I've basically finished, for varying definitions of the word "finished", the mark phase code for the GC. The code is now a state machine that can stop and restart itself in the middle of either the mark or sweep phases. Some parameters will need to be twiddled to determine how much work gets done before we take a break.

I started on the sweep code this week, and have already made good progress. The cardmarking scheme I'm using has cards of one byte, broken into four two-bit flags. Each flag represents one item in the arena, so this system seems to lend itself to doing four checks at a time. Doing things in groups immediately reminds me of loop-unrolling, an optimization technique we used to use back when I still did assembly language stuff in school.

Instead of looping to each card, and then looping individually over each flag, I loop to each card and then do all 4 flags in a single loop. This should be a relatively simple implementation:

while(card-- != gc_priv_data->start_card) { mark_card_1() mark_card_2() mark_card_3() mark_card_4() }

However, we run into the problem that the number of items in the arena might not necessarily be divisible by 4. How do we reconcile this simple (and simple is desirable) unrolled loop with the fact that at least one iteration might not contain all 4 items? The 4 flags always exist on the card, so we could set the flags at the end to some kind of special "UNUSED" flag, and ignore that when we find it, but that means we would need to add 1 new conditional for every flag, four to each loop iteration. If I have 99 items in the arena, I would need to check for the UNUSED flag 99 times before it did anything useful. Luckily for us, there is a "better" way (for varying definitions of "better").

The answer, at least so far as I am concerned, is to use Duff's device. Duff's device (do a wikipedia search for that term, if you want a lot more info) is a strange and esoteric, but completely valid mechanism in C code. It takes advantage of a few things: (1) the relaxed requirements of the switch/case structure in C and (2) the default "fall-through" behavior of case statements. Here is an example of a Duff's device that I am using in the sweep phase of the new GC:

switch(number_of_cards % 4) { case 0: while(card-- != start_of_cards) { mark_flag_4(); case 3: mark_flag_3(); case 2: mark_flag_2(); case 1: mark_flag_1(); } }

It looks a little strange, doesn't it? Regardless of how it looks, this code is perfectly legal in C, and does precisely what I need: it allows me to keep the loop unrolled, but it also allows me to skip unused flags in the first loop iteration. The switch statement allows us to jump into the middle of the while loop, at a place determined by the number of items we have in the final card. Consider our example of an arena with 99 items in it: In the first iteration, 99 % 4 = 3, so we jump to the "case 3:" part of the loop. We mark the third flag, fall through and mark the second flag, fall through and mark the first flag. We hit the bottom of the while loop, so we jump back up to the top of it (not back to the top of the switch. From the top of the while loop, we mark the 4th item, fall through to the third, to the second, to the first, and then repeat.

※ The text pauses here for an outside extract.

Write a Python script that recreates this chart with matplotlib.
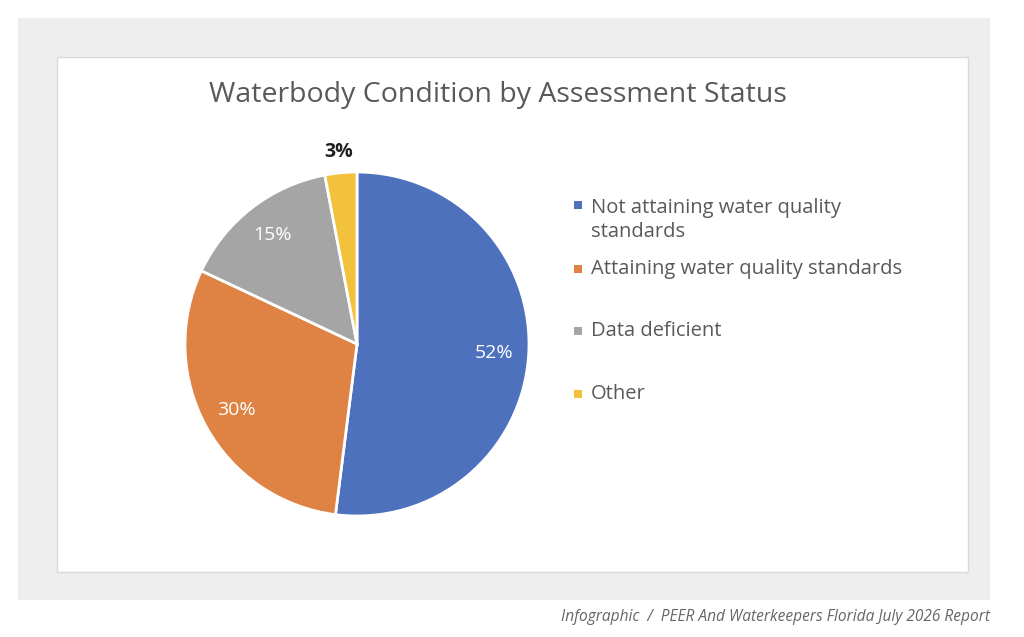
import matplotlib.pyplot as plt
from matplotlib.patches import Rectangle

labels = ["Not attaining water quality\nstandards", "Attaining water quality standards",
          "Data deficient", "Other"]
values = [52, 30, 15, 3]
colors = ["#4E71BE", "#DE8344", "#A5A5A5", "#F2C23C"]
legend_y = [220, 269, 331, 394]

plt.rcParams['font.family'] = ['Open Sans', 'DejaVu Sans']
W, H = 1024, 637
fig = plt.figure(figsize=(W / 100, H / 100), dpi=100)
fig.patch.set_facecolor("white")

def fx(x): return x / W
def fy(y): return 1 - y / H

fig.patches.append(Rectangle((fx(18), fy(600)), fx(990) - fx(18), fy(18) - fy(600),
                             transform=fig.transFigure, facecolor="#EEEEEE", edgecolor="none", zorder=-2))
fig.patches.append(Rectangle((fx(57), fy(572)), fx(968) - fx(57), fy(57) - fy(572),
                             transform=fig.transFigure, facecolor="white", edgecolor="#D9D9D9", lw=1, zorder=-1))

fig.text(fx(498), fy(95), "Waterbody Condition by Assessment Status", ha="center", va="center",
         fontsize=20.5, color="#595959")

ax = fig.add_axes([fx(357 - 172), fy(344 + 172), 344 / W, 344 / H])
ax.set_zorder(5)
ax.patch.set_visible(False)
wedges, texts, autotexts = ax.pie(values, colors=colors, startangle=90, counterclock=False,
                                  autopct="%d%%", pctdistance=0.8,
                                  wedgeprops=dict(edgecolor="white", linewidth=2),
                                  textprops=dict(color="white", fontsize=14))
ax.set_xlim(-1, 1)
ax.set_ylim(-1, 1)
ax.set_aspect("equal")
x, y = autotexts[3].get_position()
autotexts[3].set_position((x * 1.12 / 0.8, y * 1.12 / 0.8))
autotexts[3].set_color("#222222")
autotexts[3].set_fontweight("bold")

for lab, c, ly in zip(labels, colors, legend_y):
    my = ly - 15 if "\n" in lab else ly
    fig.patches.append(Rectangle((fx(574), fy(my + 4)), 8 / W, 8 / H,
                                 transform=fig.transFigure, facecolor=c, edgecolor="none", zorder=3))
    fig.text(fx(591), fy(ly), lab, ha="left", va="center", fontsize=14.5, color="#595959",
             linespacing=1.3)

fig.text(fx(990), fy(617), "Infographic  /  PEER And Waterkeepers Florida July 2026 Report",
         ha="right", va="center", fontsize=11.2, style="italic", color="#666666")

fig.savefig("out.png", dpi=100)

Duff's device may not be perfect for all loop-unrolling needs, but I think it's perfect for this particular implementation.

Last night I threw together a quick PMC singleton class for the garbage collector. This will give programs written in PIR or one of the HLLs basic insight to the GC system's operation. Some of the accessor methods allow us to see the configuration settings of the GC, the number of items scanned, the number of threads running, if any, and the number of items in the queue, the root queue, and the free list (for the PMC pool only). In addition, I've added methods to launch a GC iteration and to perform a complete GC run. I personally would like to see a singleton PMC like this replace some of the GC-related opcodes that parrot supports, because I think this will give us better control and more options. However, it will be useful for testing this summer even if it's not used by the Parrot project at large.